Much like alcoholism and drug addiction, sex addiction is a serious and harmful condition resulting in significant suffering for the addict and the addict’s family. The condition is treatable: addicts and their families do find recovery.

The perception of sex addiction today is akin in many ways to the perception of alcoholism prior to the 1930s.  At that time, alcoholism was considered a moral failure, and often the only “help” provided to alcoholics was commitment to mental institutions. In the 1930s, however, Alcoholics Anonymous was formed.  Shortly thereafter, the Minnesota Model of Treatment for alcoholism was developed.  Alcoholism gradually came to be recognized as a diagnosable and treatable medical condition. Today, for the most part, alcoholism no longer is perceived of as a moral weakness but as a disease for which effective treatment is available. Similarly, sex addiction is not a weakness of character: sex addicts are not “bad” people who lack a moral compass.  In fact, in most areas of their lives they are highly ethical – valuing integrity and justice. They are as perplexed and frustrated with themselves as others are about the nature of their behavior in the sexual area. Sex addicts suffer from addiction in many of the same ways that alcoholics suffer from their disease. In the 1980s, Dr. Patrick Carnes began studying and writing about sex addiction.  Since then, sex addiction has been recognized increasingly as a devastating, compulsive disease that over time impacts multiple aspects of an addict’s life.  (For more about sexual compulsivity as addiction, go to SEX ADDICTION DEFINED). Among the behaviors engaged in by sex addicts are:
  • repeated use of pornography
  • virtual sex through on-line chat rooms, instant messaging, etc.
  • phone sex
  • paying for sex through escort services and other forms of prostitution
  • cruising for sex
  • sex with anonymous partners
  • affairs
  • sex with coworkers, family friends, family members
  • compulsive masturbation
  • serial monogamy – a history of short-lived, romantic, sexual relationships
  • sexual fetishes

Of course, most sex addicts do not engage in all of these behaviors.  Some engage in only one form of destructive sexual behavior.  What is important in determining if one is addicted to sex is whether the behavior is compulsive – that is, is the person able to stop the behavior on his/her own for an extended period of time without going through intense struggle, without obsessing about the behavior,  and without replacing the behavior with another addictive-type behavior?
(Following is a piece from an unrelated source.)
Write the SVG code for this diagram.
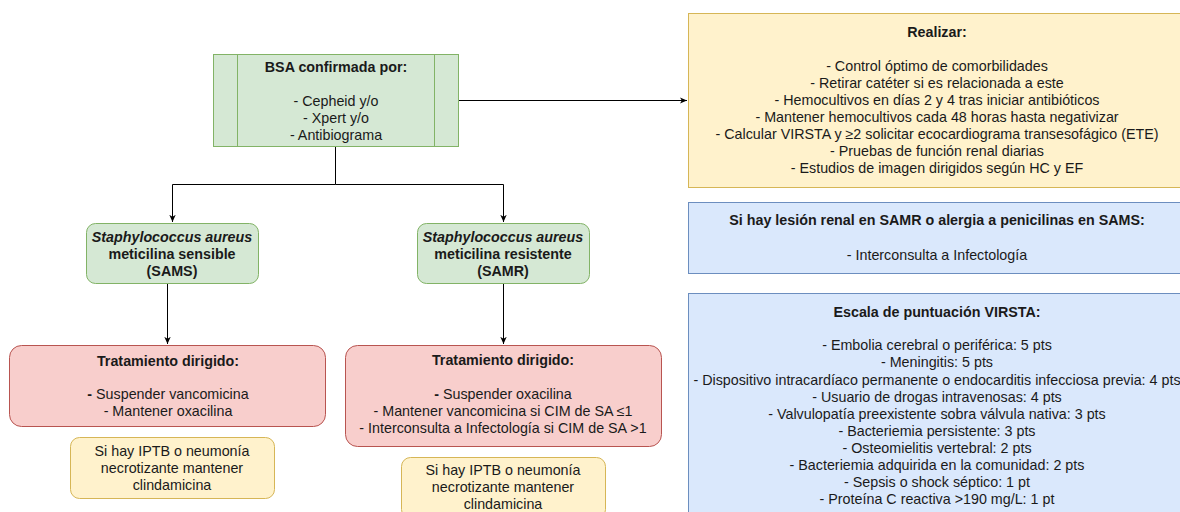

There is no such thing as a typical sex addict. Most of the people who find their way into treatment with us are not sexual predators, nor are they “perverted” as the mass media may portray a sex addict.  Rather, they are men and women who in many ways seem to have it all together.  Most are solidly in the middle-class or are well-off financially.  Yet each of them has a secret which has gnawed away at them for years, which has been a source of deep suffering for them, and for which they are almost desperately seeking help.